Common mistakes and self-check
- Making a committee the Owner. Fix: pick one accountable person.
- Letting the Steward decide business meaning. Fix: Owner approves meaning; Steward advises feasibility.
- No SLA. Fix: define refresh time, latency, and comms window.
- Orphan metrics with no contacts. Fix: unowned metrics get archived or assigned.
- Hidden changes. Fix: require Owner approval and versioned rollouts.
- Not updating ownership after org changes. Fix: review quarterly.
Self-check questions
- Who approves changing the churn formula?
- Who gets paged on data freshness failure?
- Where is the SLA documented?
- Which teams must be informed before rollout?
Practical projects
- Catalog top 10 metrics: add Owner, Steward, SLA, and change control for each.
- Dashboard labels: display Owner/Steward and last refreshed time on all executive dashboards.
- Incident runbook: create a 1-page playbook with triage steps and notification templates.
Mini challenge
Sales claims they own “Customer Churn Rate” because it impacts pipeline; Customer Success claims ownership due to renewals. Who is the Owner? Who is the Steward? State your rationale and one change control rule.
Hint
Owner is the leader directly accountable for churn outcomes (often Customer Success). Steward is the team maintaining the churn data pipeline (BI/Analytics).
Who this is for
- BI Developers and Analytics Engineers setting up reliable metrics.
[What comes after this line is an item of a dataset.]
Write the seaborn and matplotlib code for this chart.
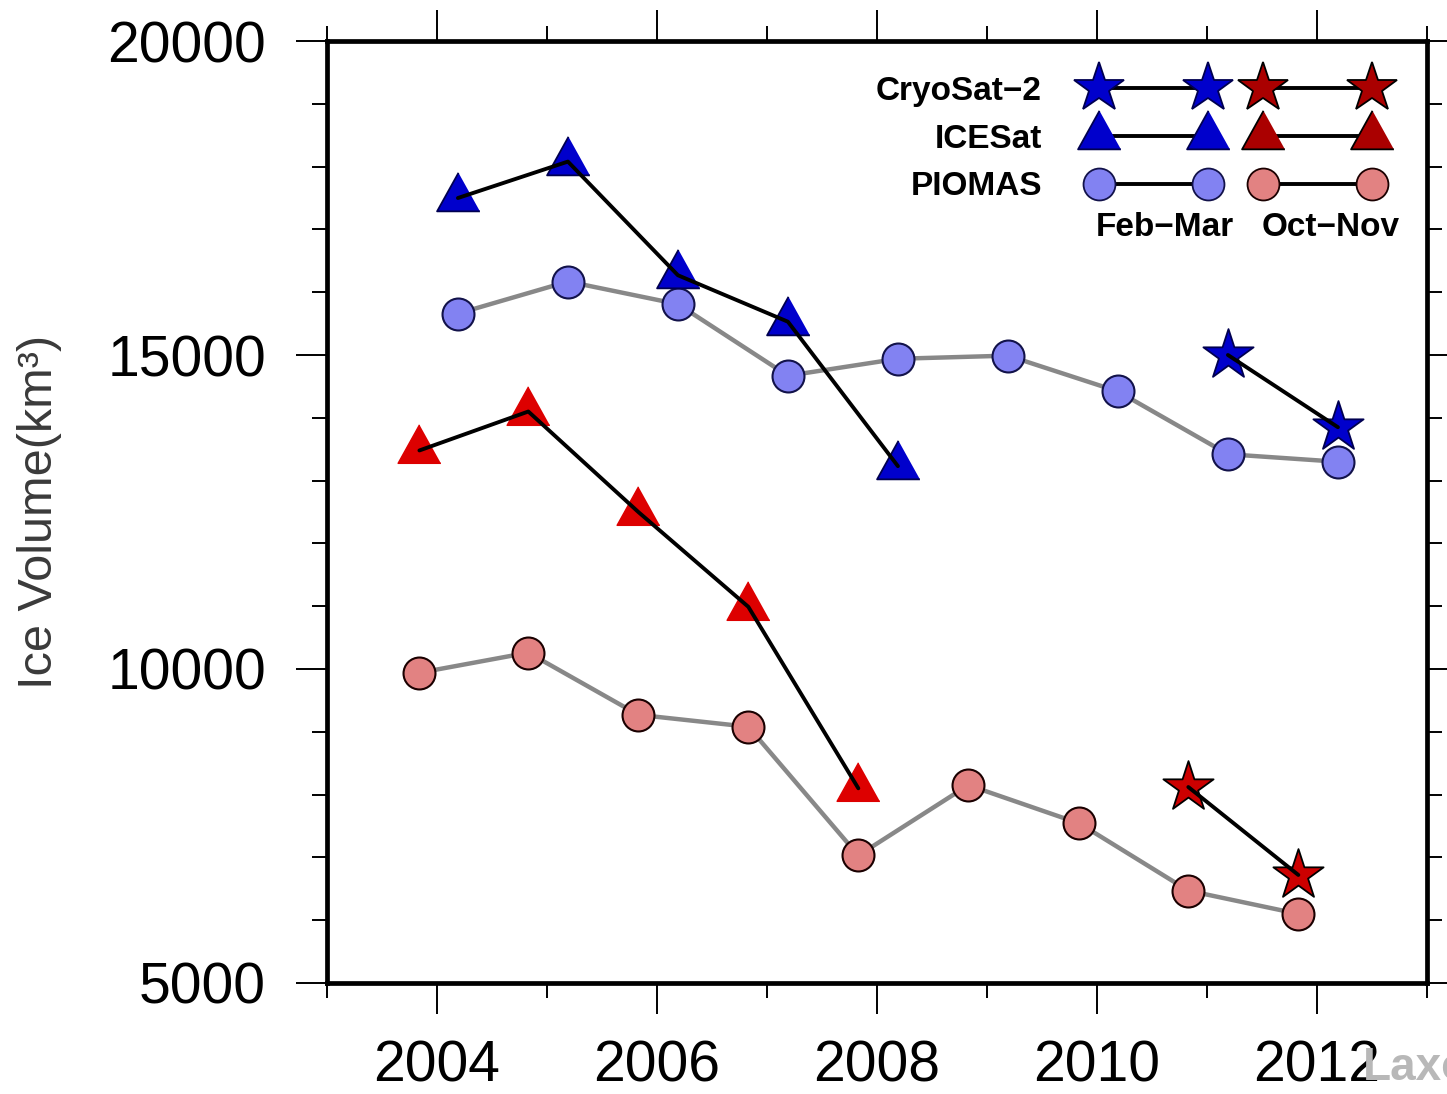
import numpy as np
import pandas as pd
import matplotlib
matplotlib.use('Agg')
import matplotlib.pyplot as plt
import seaborn as sns
from matplotlib.lines import Line2D
from matplotlib.ticker import MultipleLocator

# decimal years of the two campaign windows
feb_mar_years = [2004.19, 2005.19, 2006.19, 2007.19, 2008.19, 2009.19, 2010.19, 2011.19, 2012.19]
oct_nov_years = [2003.84, 2004.83, 2005.83, 2006.83, 2007.83, 2008.83, 2009.84, 2010.83, 2011.83]

# ice volume, km^3
piomas_fm = [15660, 16170, 15810, 14670, 14940, 14990, 14420, 13420, 13300]
piomas_on = [9940, 10260, 9270, 9080, 7030, 8150, 7540, 6470, 6100]
icesat_fm = [17500, 18080, 16270, 15530, 13230]
icesat_on = [13480, 14100, 12500, 10990, 8100]
cryosat_fm = [15000, 13850]
cryosat_on = [8120, 6720]

icesat_fm_years = feb_mar_years[:5]
icesat_on_years = oct_nov_years[:5]
cryosat_fm_years = feb_mar_years[7:]
cryosat_on_years = oct_nov_years[7:]

sns.set_style('ticks')
plt.rcParams['font.family'] = ['Liberation Sans', 'DejaVu Sans']
plt.rcParams['text.color'] = 'black'

# triangle with its centroid on the data point
tri = [(0, 1.2), (-1, -0.6), (1, -0.6)]

BLUE = '#0000CC'
RED = '#DD0000'
STAR_RED = '#CC0000'
LBLUE = '#8282F2'
PINK = '#E28282'

fig = plt.figure(figsize=(14.47, 10.94), dpi=100)
ax = fig.add_axes([0.226, 0.1015, 0.7602, 0.861])

# PIOMAS
sns.lineplot(x=feb_mar_years, y=piomas_fm, ax=ax, color='#888888', lw=3.2, zorder=2)
sns.lineplot(x=oct_nov_years, y=piomas_on, ax=ax, color='#888888', lw=3.2, zorder=2)
sns.scatterplot(x=feb_mar_years, y=piomas_fm, ax=ax, marker='o', s=23**2,
                color=LBLUE, edgecolor='#12124a', linewidth=1.5, zorder=3)
sns.scatterplot(x=oct_nov_years, y=piomas_on, ax=ax, marker='o', s=23**2,
                color=PINK, edgecolor='#1a0000', linewidth=1.5, zorder=3)

# ICESat
sns.scatterplot(x=icesat_fm_years, y=icesat_fm, ax=ax, marker=tri, s=37**2,
                color=BLUE, edgecolor='#000050', linewidth=1.3, zorder=4)
sns.scatterplot(x=icesat_on_years, y=icesat_on, ax=ax, marker=tri, s=37**2,
                color=RED, edgecolor=RED, linewidth=1.0, zorder=4)
sns.lineplot(x=icesat_fm_years, y=icesat_fm, ax=ax, color='black', lw=2.8, zorder=5)
sns.lineplot(x=icesat_on_years, y=icesat_on, ax=ax, color='black', lw=2.8, zorder=5)

# CryoSat-2
sns.scatterplot(x=cryosat_fm_years, y=cryosat_fm, ax=ax, marker='*', s=38**2,
                color=BLUE, edgecolor='#000050', linewidth=1.3, zorder=4)
sns.scatterplot(x=cryosat_on_years, y=cryosat_on, ax=ax, marker='*', s=38**2,
                color=STAR_RED, edgecolor='black', linewidth=1.3, zorder=4)
sns.lineplot(x=cryosat_fm_years, y=cryosat_fm, ax=ax, color='black', lw=2.8, zorder=5)
sns.lineplot(x=cryosat_on_years, y=cryosat_on, ax=ax, color='black', lw=2.8, zorder=5)

ax.set_xlim(2003, 2013)
ax.set_ylim(5000, 20000)
ax.xaxis.set_major_locator(MultipleLocator(2))
ax.xaxis.set_minor_locator(MultipleLocator(1))
ax.yaxis.set_major_locator(MultipleLocator(5000))
ax.yaxis.set_minor_locator(MultipleLocator(1000))
for s in ax.spines.values():
    s.set_visible(True)
    s.set_linewidth(3.4)
    s.set_color('black')
ax.tick_params(which='both', direction='out', top=True, right=True, width=1.4,
               labelsize=41, colors='black')
ax.tick_params(which='major', length=22, pad=19)
ax.tick_params(which='minor', length=11)
ax.tick_params(axis='y', which='major', pad=22)

ax.set_xlabel('')
ax.set_ylabel('Ice Volume(km³)', fontsize=35, color='#3a3a3a')
ax.yaxis.set_label_coords(-0.241, 0.5)

# legend: Feb-Mar column (blue) and Oct-Nov column (red)
def handle(marker, fc, ec, ms):
    return Line2D([0], [0], color='black', lw=2.8, marker=marker, markersize=ms,
                  markerfacecolor=fc, markeredgecolor=ec, markeredgewidth=1.3)

handles = [handle('*', BLUE, '#000050', 38), handle(tri, BLUE, '#000050', 37),
           handle('o', LBLUE, '#12124a', 23),
           handle('*', '#AA0000', 'black', 38), handle(tri, '#AA0000', 'black', 37),
           handle('o', PINK, '#1a0000', 23)]
labels = ['CryoSat−2', 'ICESat', 'PIOMAS', '', '', '']
ax.legend(handles, labels, ncol=2, numpoints=2, markerfirst=False, frameon=False,
          loc='upper right', bbox_to_anchor=(0.959, 0.963), borderpad=0,
          borderaxespad=0, handlelength=3.87, handletextpad=1.41,
          columnspacing=-0.36, labelspacing=0.5, labelcolor='black',
          prop={'weight': 'bold', 'size': 24})
ax.text(0.762, 0.8025, 'Feb−Mar', transform=ax.transAxes, ha='center', va='center',
        fontsize=24, fontweight='bold', color='black')
ax.text(0.912, 0.8025, 'Oct−Nov', transform=ax.transAxes, ha='center', va='center',
        fontsize=24, fontweight='bold', color='black')

fig.text(1363 / 1447, 1 - 1068 / 1094, 'Laxo', color='#b8b8b8', fontsize=33,
         fontweight='bold', va='center', ha='left')

fig.savefig('out.png', dpi=100)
- Data PMs formalizing metric governance.
- Team leads who depend on trusted KPIs.
Prerequisites
- Basic understanding of your company’s core KPIs.
- Awareness of source systems and data pipelines feeding dashboards.
- Comfort reading metric definitions and simple SQL or BI calculations.
Learning path
- 1) Define and document metric Owners and Stewards for top metrics.
- 2) Add SLAs, data quality checks, and incident runbooks.
- 3) Implement change control with versioned rollouts.
- 4) Review ownership quarterly and after org changes.
Next steps
- Choose three high-impact metrics and publish their charters today.
- Enable alerts to notify both Owner and Steward on freshness failures.